Dr. Craig: Of course one can always redefine terms and especially weaken them so as to make them compatible with determinism and no free will, but then the question will be the adequacy of those new concepts. It seems to me that what you've described as a sort of moral ledger view just isn't adequate to what we would talk about when we mean moral responsibility. I'm thinking here particularly liability to punishment or worthiness of moral praise. That's got to be more, I think, than just a kind of ledger as you explained it.

Student: Theoretically, if you were a convinced atheist, would you be a firm hard determinist, and if so how could you live that way?
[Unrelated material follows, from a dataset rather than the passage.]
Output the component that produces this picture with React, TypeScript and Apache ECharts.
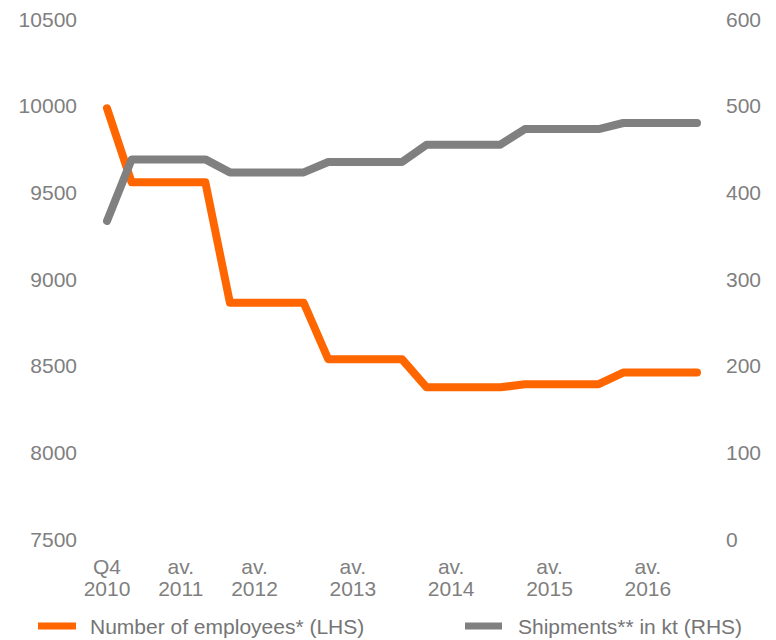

Dr. Craig: Now, you are asking me, right? I think that the plausibility of body-soul dualism is so strong, even apart from biblical teaching, that it would be better for the atheist to be a dualist even though he's an atheist and just say that there is this mysterious mental substance that is connected somehow with my body that is free and therefore morally accountable, but just deny that it's the result of some sort of transcendent mind that has created us. But I think to embrace determinism and deny moral accountability would just be, as you say, an impossible way to live. I remember talking to one philosopher at a conference in Slovenia and he said to me over the dinner table, Well, I kind of come to the conclusion that I think that determinism is true. I looked at him with horror, and I said, That's awful! And he kind of looked surprised at me, like why would I react in this way? I said, You know, if that's true, what are we even doing philosophy for? Let’s just quit and become farmers and live off the land or something, but I just don't see any reason to engage in anything. It's an unlivable view. Of course, if you're determined to do it, you don’t have much choice! I guess my advice to the atheist would be: be a dualist even though you're an atheist.[1]